→ **TASK PROMPT**
Retype the opening lines of the data exactly, stopping after the line that contains "17.7, n: 22". Skip every picture.

··········

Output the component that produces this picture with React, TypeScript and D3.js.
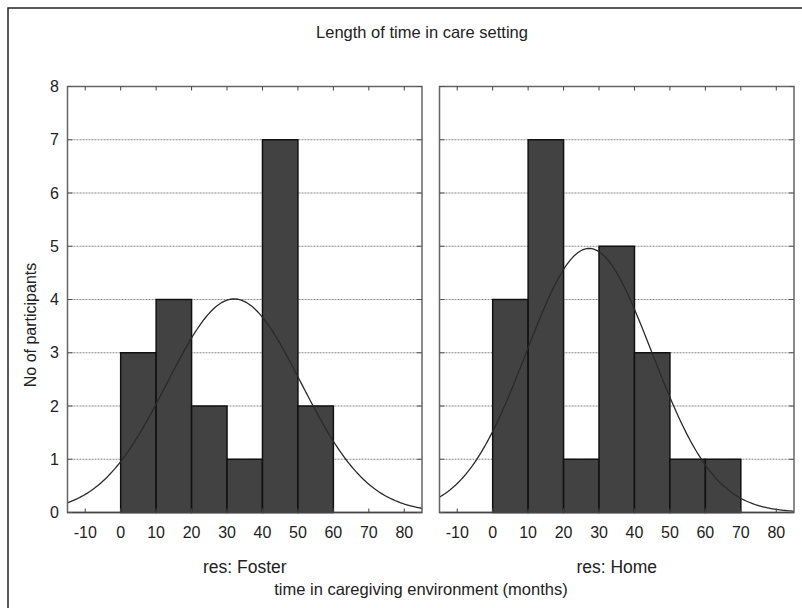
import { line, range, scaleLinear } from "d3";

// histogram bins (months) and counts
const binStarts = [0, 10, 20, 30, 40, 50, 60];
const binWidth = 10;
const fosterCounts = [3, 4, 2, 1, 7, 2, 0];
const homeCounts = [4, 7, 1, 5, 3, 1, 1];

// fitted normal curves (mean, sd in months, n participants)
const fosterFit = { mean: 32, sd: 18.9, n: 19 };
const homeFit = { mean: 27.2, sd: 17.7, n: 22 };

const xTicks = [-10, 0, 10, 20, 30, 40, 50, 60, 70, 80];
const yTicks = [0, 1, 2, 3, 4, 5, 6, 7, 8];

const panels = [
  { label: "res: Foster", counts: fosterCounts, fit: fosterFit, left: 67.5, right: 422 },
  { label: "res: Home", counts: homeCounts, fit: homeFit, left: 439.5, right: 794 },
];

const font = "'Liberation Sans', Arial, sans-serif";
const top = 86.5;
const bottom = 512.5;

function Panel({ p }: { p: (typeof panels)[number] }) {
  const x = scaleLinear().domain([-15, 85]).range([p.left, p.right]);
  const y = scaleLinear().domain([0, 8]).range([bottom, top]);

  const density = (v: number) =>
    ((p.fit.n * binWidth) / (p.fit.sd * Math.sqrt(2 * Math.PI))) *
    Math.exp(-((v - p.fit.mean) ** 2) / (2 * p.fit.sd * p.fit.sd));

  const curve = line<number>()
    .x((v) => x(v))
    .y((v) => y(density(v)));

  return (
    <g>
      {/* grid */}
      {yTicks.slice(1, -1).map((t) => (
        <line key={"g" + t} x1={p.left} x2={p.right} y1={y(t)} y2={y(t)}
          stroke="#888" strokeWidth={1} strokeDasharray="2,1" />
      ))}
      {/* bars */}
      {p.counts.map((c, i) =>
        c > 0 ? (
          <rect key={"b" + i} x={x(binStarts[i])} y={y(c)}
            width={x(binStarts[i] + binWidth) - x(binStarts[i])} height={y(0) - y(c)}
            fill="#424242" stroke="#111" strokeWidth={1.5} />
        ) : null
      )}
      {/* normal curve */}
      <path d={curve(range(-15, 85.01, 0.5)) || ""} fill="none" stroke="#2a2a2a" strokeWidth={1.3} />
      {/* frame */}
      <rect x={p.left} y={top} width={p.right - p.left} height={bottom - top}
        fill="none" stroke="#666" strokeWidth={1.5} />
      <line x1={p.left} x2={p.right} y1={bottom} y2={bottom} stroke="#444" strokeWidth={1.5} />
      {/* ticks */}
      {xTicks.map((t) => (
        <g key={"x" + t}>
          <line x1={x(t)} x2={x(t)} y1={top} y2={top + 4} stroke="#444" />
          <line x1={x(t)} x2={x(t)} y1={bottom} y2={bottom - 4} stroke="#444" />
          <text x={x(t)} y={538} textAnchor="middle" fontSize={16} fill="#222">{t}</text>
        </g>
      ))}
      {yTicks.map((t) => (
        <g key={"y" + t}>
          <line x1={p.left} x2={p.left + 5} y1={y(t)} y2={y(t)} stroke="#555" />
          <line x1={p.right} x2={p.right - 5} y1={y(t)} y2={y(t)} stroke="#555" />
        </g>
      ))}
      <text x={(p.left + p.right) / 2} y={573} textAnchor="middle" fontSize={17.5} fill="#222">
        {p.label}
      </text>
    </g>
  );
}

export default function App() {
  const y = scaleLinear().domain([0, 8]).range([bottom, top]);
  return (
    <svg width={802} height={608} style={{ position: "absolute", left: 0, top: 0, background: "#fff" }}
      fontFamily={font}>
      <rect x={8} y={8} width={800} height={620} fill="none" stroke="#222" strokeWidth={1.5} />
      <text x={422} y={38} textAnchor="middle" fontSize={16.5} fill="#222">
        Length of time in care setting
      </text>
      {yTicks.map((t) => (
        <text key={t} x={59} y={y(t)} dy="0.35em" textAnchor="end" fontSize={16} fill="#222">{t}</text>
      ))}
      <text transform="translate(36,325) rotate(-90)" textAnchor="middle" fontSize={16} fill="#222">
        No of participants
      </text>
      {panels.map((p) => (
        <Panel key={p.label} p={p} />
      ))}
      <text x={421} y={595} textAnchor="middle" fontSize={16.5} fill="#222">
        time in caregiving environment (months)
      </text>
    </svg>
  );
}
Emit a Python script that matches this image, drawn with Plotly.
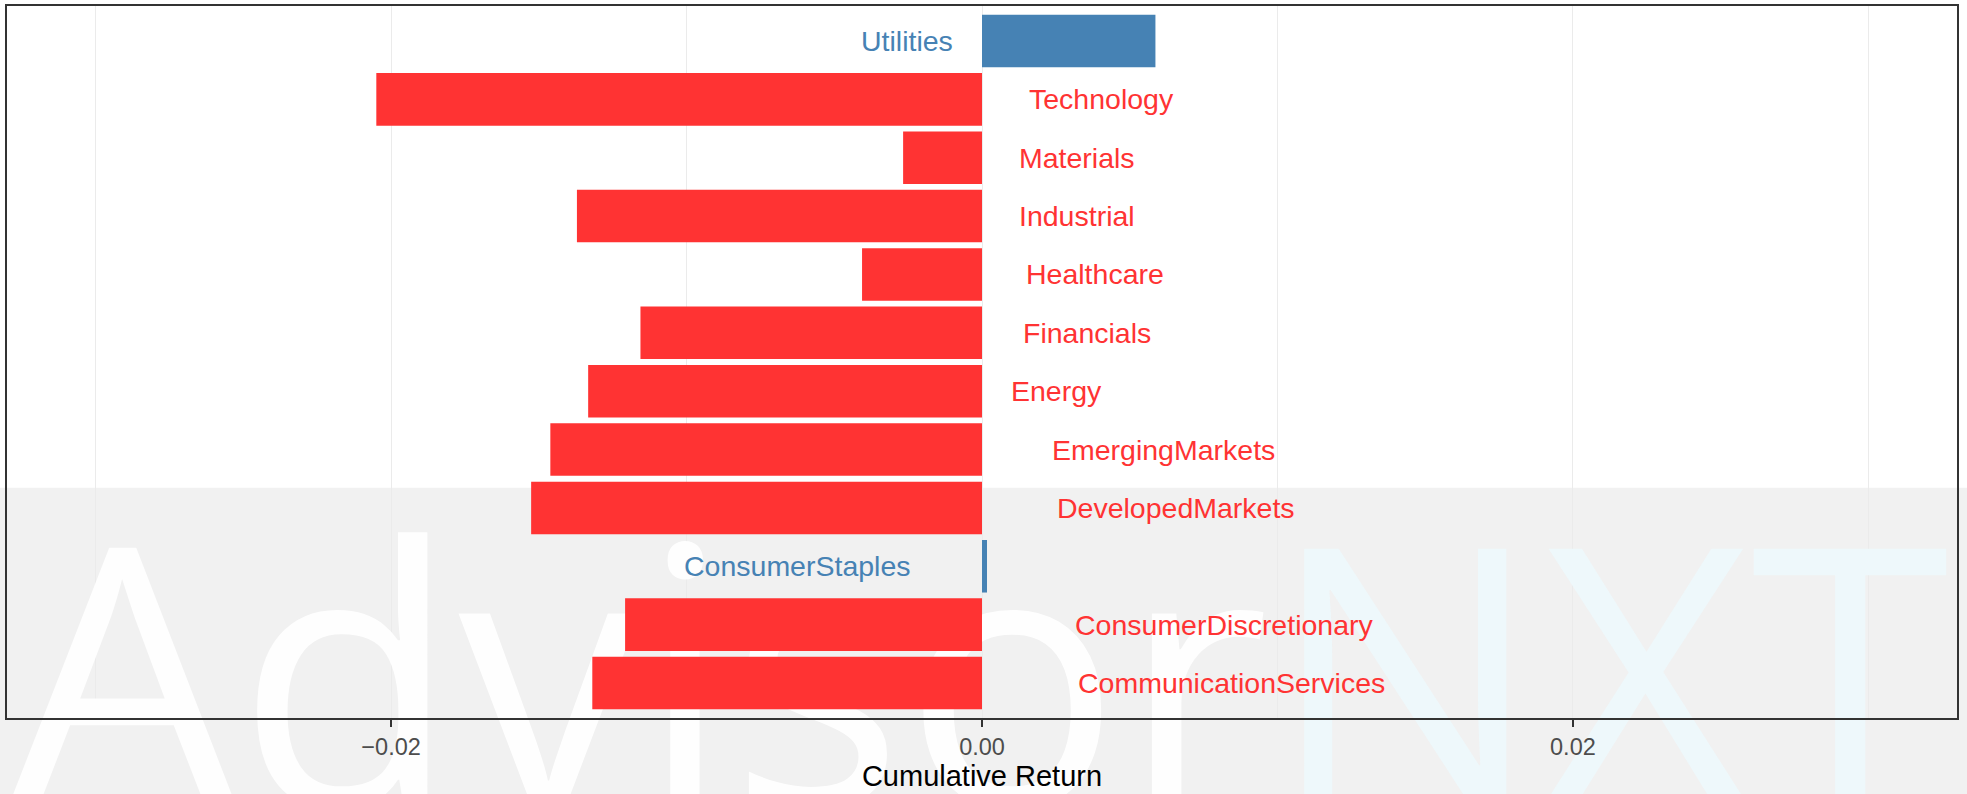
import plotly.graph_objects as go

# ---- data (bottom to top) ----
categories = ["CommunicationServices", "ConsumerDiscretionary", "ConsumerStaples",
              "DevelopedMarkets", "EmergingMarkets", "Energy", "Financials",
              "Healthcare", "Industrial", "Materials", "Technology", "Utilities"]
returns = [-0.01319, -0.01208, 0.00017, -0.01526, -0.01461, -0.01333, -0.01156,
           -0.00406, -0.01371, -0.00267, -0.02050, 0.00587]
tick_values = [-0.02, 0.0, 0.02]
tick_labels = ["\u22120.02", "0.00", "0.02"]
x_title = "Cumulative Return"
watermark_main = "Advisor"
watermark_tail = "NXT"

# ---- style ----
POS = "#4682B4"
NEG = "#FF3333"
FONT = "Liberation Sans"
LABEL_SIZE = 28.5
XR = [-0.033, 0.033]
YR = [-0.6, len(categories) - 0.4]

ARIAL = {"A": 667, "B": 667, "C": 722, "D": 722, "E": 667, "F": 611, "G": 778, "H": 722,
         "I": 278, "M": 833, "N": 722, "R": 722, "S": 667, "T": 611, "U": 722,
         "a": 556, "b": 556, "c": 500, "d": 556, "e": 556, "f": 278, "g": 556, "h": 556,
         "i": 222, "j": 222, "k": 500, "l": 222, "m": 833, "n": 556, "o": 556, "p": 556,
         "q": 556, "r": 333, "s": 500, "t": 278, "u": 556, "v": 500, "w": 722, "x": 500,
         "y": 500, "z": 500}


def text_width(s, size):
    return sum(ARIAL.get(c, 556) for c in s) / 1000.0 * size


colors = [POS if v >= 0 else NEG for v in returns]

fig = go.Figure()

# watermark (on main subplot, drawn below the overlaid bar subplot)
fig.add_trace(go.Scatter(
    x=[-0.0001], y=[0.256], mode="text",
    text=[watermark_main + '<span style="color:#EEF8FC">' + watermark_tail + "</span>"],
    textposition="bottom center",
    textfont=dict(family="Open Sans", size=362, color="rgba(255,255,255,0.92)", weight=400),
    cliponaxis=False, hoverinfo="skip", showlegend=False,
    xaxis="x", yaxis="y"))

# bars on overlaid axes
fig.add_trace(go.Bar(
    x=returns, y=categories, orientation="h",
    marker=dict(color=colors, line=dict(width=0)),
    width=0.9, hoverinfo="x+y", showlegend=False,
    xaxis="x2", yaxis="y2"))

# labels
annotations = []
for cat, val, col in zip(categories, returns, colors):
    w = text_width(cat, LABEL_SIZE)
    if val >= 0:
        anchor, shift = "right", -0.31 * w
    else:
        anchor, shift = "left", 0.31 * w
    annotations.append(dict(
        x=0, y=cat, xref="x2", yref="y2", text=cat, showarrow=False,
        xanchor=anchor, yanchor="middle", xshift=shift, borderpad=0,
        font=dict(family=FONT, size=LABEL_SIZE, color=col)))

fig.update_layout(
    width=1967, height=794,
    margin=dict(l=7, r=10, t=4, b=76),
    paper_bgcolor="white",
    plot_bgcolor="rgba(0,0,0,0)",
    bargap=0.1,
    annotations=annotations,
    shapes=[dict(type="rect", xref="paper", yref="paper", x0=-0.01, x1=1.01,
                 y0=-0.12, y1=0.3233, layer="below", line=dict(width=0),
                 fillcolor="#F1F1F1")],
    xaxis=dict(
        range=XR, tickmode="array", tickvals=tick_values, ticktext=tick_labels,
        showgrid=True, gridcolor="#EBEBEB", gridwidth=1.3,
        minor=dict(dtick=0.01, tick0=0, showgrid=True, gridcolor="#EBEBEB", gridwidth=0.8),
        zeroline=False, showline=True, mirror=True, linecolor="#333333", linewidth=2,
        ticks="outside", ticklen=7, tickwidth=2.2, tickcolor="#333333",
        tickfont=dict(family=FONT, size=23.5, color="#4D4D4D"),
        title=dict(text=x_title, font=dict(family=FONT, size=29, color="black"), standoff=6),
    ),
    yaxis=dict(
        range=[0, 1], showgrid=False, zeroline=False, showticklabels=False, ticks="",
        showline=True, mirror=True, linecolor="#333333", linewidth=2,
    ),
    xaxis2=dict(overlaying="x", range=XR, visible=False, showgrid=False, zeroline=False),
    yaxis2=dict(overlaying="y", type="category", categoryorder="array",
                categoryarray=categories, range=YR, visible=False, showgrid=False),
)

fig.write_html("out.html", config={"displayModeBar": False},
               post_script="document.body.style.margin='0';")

··········

→ **CORRECT RESPONSE**
Output the component that produces this picture with React, TypeScript and D3.js.
import { line, range, scaleLinear } from "d3";

// histogram bins (months) and counts
const binStarts = [0, 10, 20, 30, 40, 50, 60];
const binWidth = 10;
const fosterCounts = [3, 4, 2, 1, 7, 2, 0];
const homeCounts = [4, 7, 1, 5, 3, 1, 1];

// fitted normal curves (mean, sd in months, n participants)
const fosterFit = { mean: 32, sd: 18.9, n: 19 };
const homeFit = { mean: 27.2, sd: 17.7, n: 22 };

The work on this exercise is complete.